— STATED EXERCISE —
Pictures stay out. Extract the lines below from the first one through the line with "(0,0) rectangle (1175,736);", both included.

BEGIN COLLECTED MATERIAL

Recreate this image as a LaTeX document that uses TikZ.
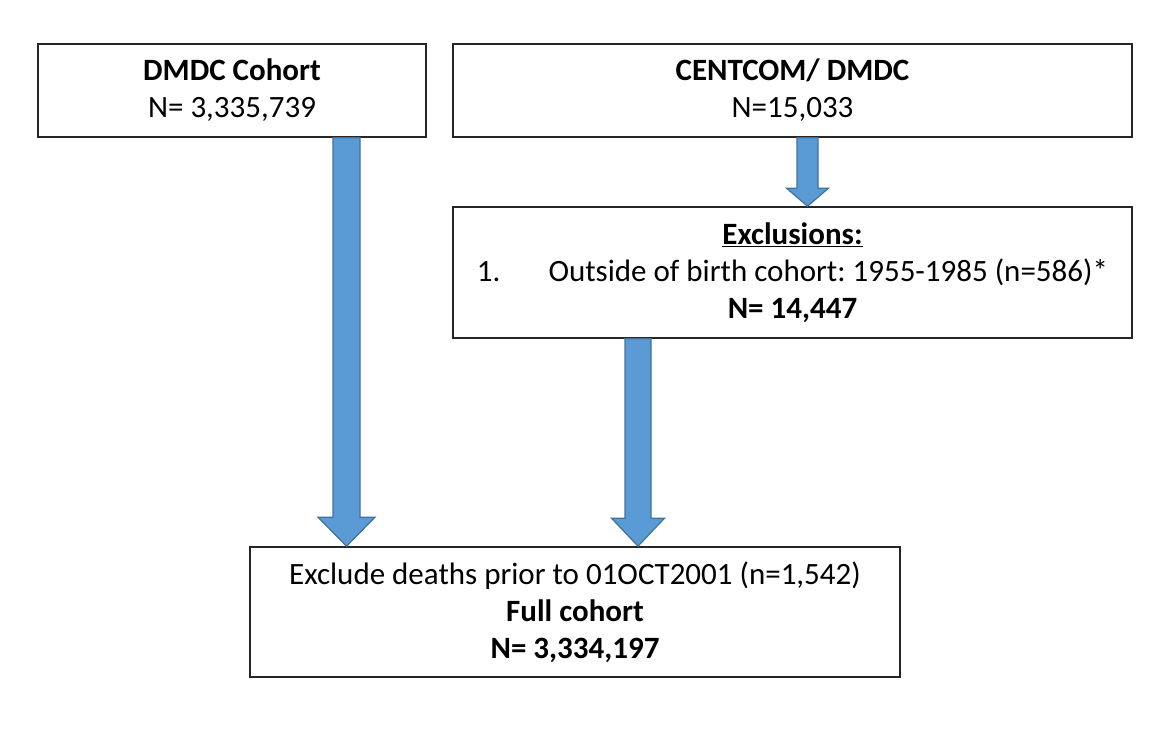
\documentclass[tikz,border=0pt]{standalone}
\usepackage{fontspec}
\setmainfont{Carlito}
\usepackage{xcolor}
\usetikzlibrary{calc}
\frenchspacing

\definecolor{arrowblue}{HTML}{5B9BD5}
\definecolor{arrowedge}{HTML}{41719C}

% block arrow: from, to, half shaft, half head, head length
\newcommand{\blockarrow}[5]{%
  \draw[fatarrow] ($(#1)+(-#3,0)$) -- ($(#2)+(-#3,-#5)$) -- ($(#2)+(-#4,-#5)$)
    -- (#2) -- ($(#2)+(#4,-#5)$) -- ($(#2)+(#3,-#5)$) -- ($(#1)+(#3,0)$) -- cycle;
}

\begin{document}
\begin{tikzpicture}[x=1pt,y=-1pt,
    box/.style={draw=black!85, line width=1.6pt, align=center, inner sep=0pt,
      font=\fontsize{31}{37}\selectfont},
    fatarrow/.style={fill=arrowblue, draw=arrowedge, line width=1.2pt, line join=miter}]
  \useasboundingbox (0,0) rectangle (1175,736);

  % Sources
  \node[box, minimum width=388pt, minimum height=93pt] (dmdc) at (232,90.5)
    {\textbf{DMDC Cohort}\\N= 3,335,739};
  \node[box, minimum width=679pt, minimum height=93pt] (centcom) at (792.5,90.5)
    {\textbf{CENTCOM/ DMDC}\\N=15,033};

  % Exclusions
  \node[box, minimum width=679pt, minimum height=131pt] (excl) at (792.5,272.5)
    {\textbf{\underline{Exclusions:}}\\
     1.\hspace{48pt}Outside of birth cohort: 1955-1985 (n=586)*\\
     \textbf{N= 14,447}};

  % Full cohort
  \node[box, minimum width=650pt, minimum height=130pt] (full) at (575,612)
    {Exclude deaths prior to 01OCT2001 (n=1,542)\\
     \textbf{Full cohort}\\
     \textbf{N= 3,334,197}};

  % Arrows
  \coordinate (xleft) at (346.5,0);
  \coordinate (xtop) at (807.5,0);
  \coordinate (xmid) at (638,0);
  \coordinate (a1) at (dmdc.south -| xleft);
  \coordinate (b1) at (full.north -| xleft);
  \coordinate (a2) at (centcom.south -| xtop);
  \coordinate (b2) at (excl.north -| xtop);
  \coordinate (a3) at (excl.south -| xmid);
  \coordinate (b3) at (full.north -| xmid);
  \blockarrow{a1}{b1}{13.5}{28.5}{29}
  \blockarrow{a2}{b2}{10.5}{21}{18}
  \blockarrow{a3}{b3}{13}{26.5}{28}
\end{tikzpicture}
\end{document}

END COLLECTED MATERIAL

— ANSWER FOR THE TASK —
Recreate this image as a LaTeX document that uses TikZ.
\documentclass[tikz,border=0pt]{standalone}
\usepackage{fontspec}
\setmainfont{Carlito}
\usepackage{xcolor}
\usetikzlibrary{calc}
\frenchspacing

\definecolor{arrowblue}{HTML}{5B9BD5}
\definecolor{arrowedge}{HTML}{41719C}

% block arrow: from, to, half shaft, half head, head length
\newcommand{\blockarrow}[5]{%
  \draw[fatarrow] ($(#1)+(-#3,0)$) -- ($(#2)+(-#3,-#5)$) -- ($(#2)+(-#4,-#5)$)
    -- (#2) -- ($(#2)+(#4,-#5)$) -- ($(#2)+(#3,-#5)$) -- ($(#1)+(#3,0)$) -- cycle;
}

\begin{document}
\begin{tikzpicture}[x=1pt,y=-1pt,
    box/.style={draw=black!85, line width=1.6pt, align=center, inner sep=0pt,
      font=\fontsize{31}{37}\selectfont},
    fatarrow/.style={fill=arrowblue, draw=arrowedge, line width=1.2pt, line join=miter}]
  \useasboundingbox (0,0) rectangle (1175,736);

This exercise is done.